Certains hôpitaux étrangers sont plus avant-gardistes encore dans leur gestion des épidémies. Michel Broz donne l’exemple du University Medical Center de La Nouvelle-Orléans, en Louisiane, reconstruit après l’ouragan Katrina. « Ils ont vraiment réfléchi à la façon d’utiliser et d’adapter les espaces en cas de tragédie. Le hall d’entrée peut ainsi être converti rapidement en zone de triage pour répondre à une entrée massive de malades, avec une infrastructure bien cachée permettant l’alimentation en gaz médicaux et en services électriques. Le stationnement étagé de l’hôpital peut aussi être adapté rapidement en zone de triage en cas d’urgence. »
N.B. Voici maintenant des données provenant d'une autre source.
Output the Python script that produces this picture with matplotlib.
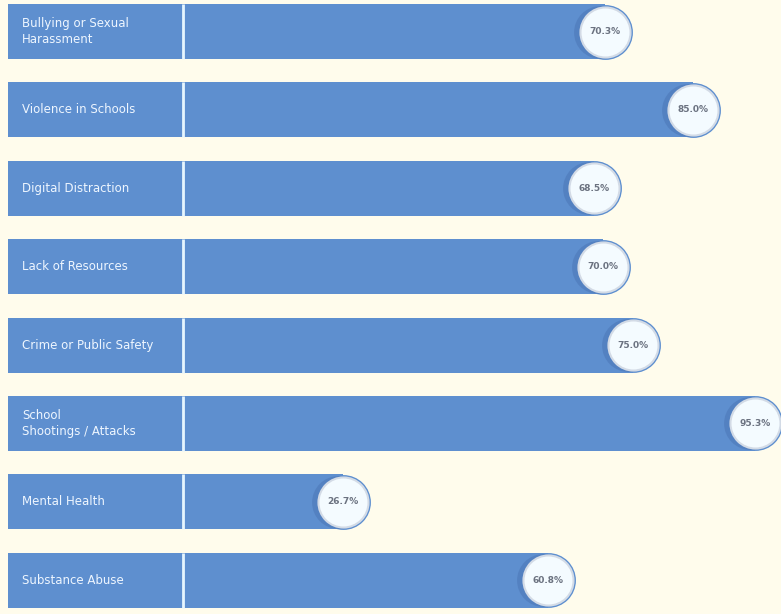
import matplotlib
matplotlib.use("Agg")
import matplotlib.pyplot as plt

# survey categories (top to bottom) and their shares in percent
categories = [
    "Bullying or Sexual\nHarassment",
    "Violence in Schools",
    "Digital Distraction",
    "Lack of Resources",
    "Crime or Public Safety",
    "School\nShootings / Attacks",
    "Mental Health",
    "Substance Abuse",
]
values = [70.3, 85.0, 68.5, 70.0, 75.0, 95.3, 26.7, 60.8]

BG = "#fffcec"
BAR = "#5e8fcf"
SHADE = "#4a74b4"
LABEL_START = -29.2   # left edge of the label panel, in value units

fig = plt.figure(figsize=(7.81, 6.14), dpi=100, facecolor=BG)
ax = fig.add_axes([0, 0, 1, 1])
ax.set_facecolor(BG)

ypos = list(range(len(categories)))
bar_h = 0.70

# label panel + bar body
ax.barh(ypos, [v - LABEL_START for v in values], left=LABEL_START,
        height=bar_h, color=BAR, linewidth=0, zorder=2)

# rounded bar ends
ax.scatter(values, ypos, s=1560, color=BAR, linewidths=0, zorder=2)

# divider between the label panel and the bar
ax.vlines([0] * len(ypos), [y - bar_h / 2 for y in ypos],
          [y + bar_h / 2 for y in ypos], color="#e6f6ff", linewidth=2, zorder=3)

# soft shadow and white value badge at the end of each bar
ax.scatter([v - 0.8 for v in values], ypos, s=1450, color=SHADE,
           alpha=0.5, linewidths=0, zorder=3)
ax.scatter(values, ypos, s=1300, color="#f4fbff", edgecolors="#d3dbe6",
           linewidths=1.5, zorder=4)

for y, label, v in zip(ypos, categories, values):
    ax.text(-26.8, y, label, color="#eef6ff", fontsize=8.5,
            va="center", ha="left", linespacing=1.25, zorder=5)
    ax.text(v, y, f"{v:.1f}%", color="#6b7280", fontsize=6.5,
            va="center", ha="center", fontweight="bold", zorder=5)

ax.set_xlim(-30.5, 99.67)
ax.set_ylim(7.43, -0.402)
ax.axis("off")

fig.savefig("out.png", dpi=100, facecolor=BG)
Il existe en Europe des pavillons consacrés aux maladies infectieuses qui sont complètement séparés de l’hôpital auquel ils appartiennent. « C’est le cas du Skane University Hospital, à Malmö, en Suède. Un patient infecté n’entre pas dans le bâtiment, dit Karine Boisvert. Il y a un réseau de circulation qui ceinture les lieux à l’extérieur. Le personnel, quant à lui, se déplace par l’intérieur. La chambre devient le point de rencontre entre les deux. »

L’architecte, un allié essentiel

Urgence du Centre universitaire de santé McGill (CUSM), Montréal, Yelle Maillé architectes Photo : Claude-Simon Langlois

Dans la conception d’un hôpital, l’architecte fait partie d’une équipe multidisciplinaire qui comprend notamment des médecins, des infirmiers et des membres du service de prévention et de contrôle des infections.
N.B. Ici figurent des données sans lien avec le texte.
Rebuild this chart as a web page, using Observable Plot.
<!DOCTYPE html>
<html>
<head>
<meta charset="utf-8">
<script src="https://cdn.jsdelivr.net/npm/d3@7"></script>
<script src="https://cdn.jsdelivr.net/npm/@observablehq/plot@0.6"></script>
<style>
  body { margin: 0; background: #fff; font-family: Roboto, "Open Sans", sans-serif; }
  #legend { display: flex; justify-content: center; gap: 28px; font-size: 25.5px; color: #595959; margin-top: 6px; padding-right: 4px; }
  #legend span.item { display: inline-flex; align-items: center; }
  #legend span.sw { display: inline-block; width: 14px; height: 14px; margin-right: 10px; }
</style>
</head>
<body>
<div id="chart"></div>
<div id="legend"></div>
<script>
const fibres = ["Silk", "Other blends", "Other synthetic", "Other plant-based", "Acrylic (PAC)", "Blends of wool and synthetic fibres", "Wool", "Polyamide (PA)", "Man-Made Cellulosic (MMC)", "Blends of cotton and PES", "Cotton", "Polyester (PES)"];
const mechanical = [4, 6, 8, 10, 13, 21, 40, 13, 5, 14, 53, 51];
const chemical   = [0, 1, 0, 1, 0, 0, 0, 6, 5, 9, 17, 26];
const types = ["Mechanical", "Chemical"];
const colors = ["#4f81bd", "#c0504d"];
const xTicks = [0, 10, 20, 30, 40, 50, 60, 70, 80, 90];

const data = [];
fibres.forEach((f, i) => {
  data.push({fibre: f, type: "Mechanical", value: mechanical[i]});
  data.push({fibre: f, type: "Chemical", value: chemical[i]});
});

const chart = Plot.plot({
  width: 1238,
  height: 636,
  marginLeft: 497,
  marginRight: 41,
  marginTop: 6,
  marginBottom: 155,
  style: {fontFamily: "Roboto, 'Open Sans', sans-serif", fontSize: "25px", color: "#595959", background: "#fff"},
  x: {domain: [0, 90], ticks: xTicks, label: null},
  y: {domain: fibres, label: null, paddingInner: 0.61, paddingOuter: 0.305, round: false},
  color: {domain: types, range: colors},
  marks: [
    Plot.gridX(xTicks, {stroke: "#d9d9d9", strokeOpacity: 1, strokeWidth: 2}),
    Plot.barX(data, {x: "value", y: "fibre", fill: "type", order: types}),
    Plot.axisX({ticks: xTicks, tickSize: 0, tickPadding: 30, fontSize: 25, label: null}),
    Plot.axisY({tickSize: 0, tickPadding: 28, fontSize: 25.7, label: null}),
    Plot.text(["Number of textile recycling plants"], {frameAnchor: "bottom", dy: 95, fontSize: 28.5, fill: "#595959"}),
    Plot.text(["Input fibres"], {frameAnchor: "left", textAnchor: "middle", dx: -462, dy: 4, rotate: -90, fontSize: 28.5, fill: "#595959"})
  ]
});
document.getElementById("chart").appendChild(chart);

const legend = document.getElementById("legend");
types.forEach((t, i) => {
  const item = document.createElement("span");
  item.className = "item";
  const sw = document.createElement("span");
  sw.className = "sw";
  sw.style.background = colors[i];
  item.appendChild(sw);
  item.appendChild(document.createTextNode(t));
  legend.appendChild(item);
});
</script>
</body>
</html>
« Nous avons un rôle de collaboration important, croit Michel Broz. Le personnel médical connaît déjà les meilleures pratiques. On crée les outils pour que [ses membres] soient efficaces et en sécurité, on leur pose des questions pour essayer de prévoir tous les scénarios possibles et on adapte les plans en fonction de leurs réponses. »

L’architecte de Jodoin Lamarre Pratte souligne que sa spécialité l’entraîne également à visiter des établissements ailleurs dans le monde pour se tenir au courant des dernières avancées. « Créer un hôpital est un défi d’une complexité extrême. Il y a tout un travail à faire en amont avant de commencer à dessiner. »
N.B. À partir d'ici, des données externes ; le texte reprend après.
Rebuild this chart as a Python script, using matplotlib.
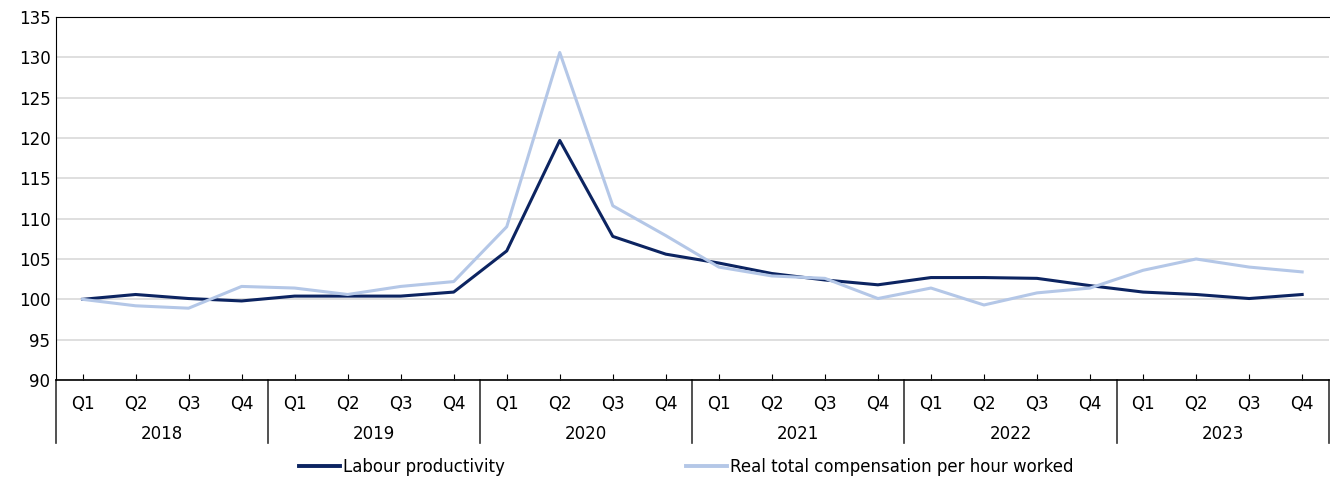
import numpy as np
import matplotlib
matplotlib.use("Agg")
import matplotlib.pyplot as plt
import matplotlib.transforms as mtransforms
from matplotlib.lines import Line2D

years = ["2018", "2019", "2020", "2021", "2022", "2023"]
quarters = ["Q1", "Q2", "Q3", "Q4"]

labour_productivity = [100.0, 100.6, 100.1, 99.8,
                       100.4, 100.4, 100.4, 100.9,
                       106.0, 119.7, 107.8, 105.6,
                       104.5, 103.2, 102.4, 101.8,
                       102.7, 102.7, 102.6, 101.7,
                       100.9, 100.6, 100.1, 100.6]
real_compensation = [100.0, 99.2, 98.9, 101.6,
                     101.4, 100.6, 101.6, 102.2,
                     109.0, 130.6, 111.6, 107.9,
                     104.0, 102.9, 102.6, 100.1,
                     101.4, 99.3, 100.8, 101.4,
                     103.6, 105.0, 104.0, 103.4]

names = ["Labour productivity", "Real total compensation per hour worked"]
colors = ["#0c2461", "#b4c7e7"]

plt.rcParams["font.family"] = ["DejaVu Sans"]
plt.rcParams["font.size"] = 12

fig = plt.figure(figsize=(13.3, 4.78), dpi=100)
ax = fig.add_axes([56 / 1330, 1 - 380 / 478, 1 - 56 / 1330 - 0.001, (380 - 17) / 478])

x = np.arange(len(years) * len(quarters))
ax.plot(x, labour_productivity, color=colors[0], lw=2.2, label=names[0])
ax.plot(x, real_compensation, color=colors[1], lw=2.2, label=names[1])

ax.set_ylim(90, 135)
ax.set_yticks(np.arange(90, 136, 5))
ax.set_xlim(-0.5, len(x) - 0.5)
ax.set_xticks(x)
ax.set_xticklabels(quarters * len(years))
ax.tick_params(axis="x", direction="in", length=4, pad=11, colors="#000000")
ax.tick_params(axis="y", length=0, pad=4)
ax.yaxis.grid(True, color="#d9d9d9", lw=1.2)
ax.set_axisbelow(True)
ax.spines["right"].set_visible(False)
for s in ["left", "bottom", "top"]:
    ax.spines[s].set_color("#000000")
ax.spines["bottom"].set_linewidth(1.2)

# year labels and separators below the axis
trans = mtransforms.blended_transform_factory(ax.transData, ax.transAxes)
for i, yr in enumerate(years):
    ax.text(i * 4 + 1.5, -0.148, yr, transform=trans, ha="center", va="center")
for i in range(len(years) + 1):
    ax.plot([i * 4 - 0.5, i * 4 - 0.5], [0, -0.1736], transform=trans,
            color="#333333", lw=1.2, clip_on=False)

handles = [Line2D([], [], color=c, lw=2.8) for c in colors]
fig.legend(handles, names, loc="center", bbox_to_anchor=(0.516, 0.023),
           ncol=2, frameon=False, handlelength=2.45, handletextpad=0.18,
           columnspacing=10.9, borderaxespad=0, borderpad=0)

fig.savefig("out.png", dpi=100)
Une démarche importante, certes, mais qui aide les hôpitaux québécois à sauver des vies.

Du soleil contre la grippe espagnole

L’hôpital de campagne Camp Brooks, érigé à Boston en 1918 pendant l’épidémie de grippe espagnole.
Photo : National Archives

Bien avant la COVID-19, en 1918-1919, la pandémie d’influenza de souche H1N1 dite « grippe espagnole » a sévi partout dans le monde et fait de 50 à 100 millions de victimes. Pour y faire face, les médecins de Boston ont misé sur une solution étonnante : un hôpital de campagne en plein air.

La ville du Massachusetts a été particulièrement touchée, ce qui a obligé les autorités à ériger d’urgence Camp Brooks, formé d’une douzaine de tentes occupées chacune par un ou deux malades. La prescription du médecin ? Une bonne dose de soleil et d’air frais. Par beau temps, on installait donc les lits des patients à l’extérieur. La nuit, on les gardait au chaud grâce à des bouillottes et des couvertures.

Comme le personnel médical d’aujourd’hui, celui de Camp Brooks devait se protéger en portant un masque facial « maison », des gants, une blouse et un couvre-chef. Infirmières et préposés devaient également se laver les mains avec un désinfectant.

Comme quoi, les épidémies se suivent et se ressemblent quand même un peu.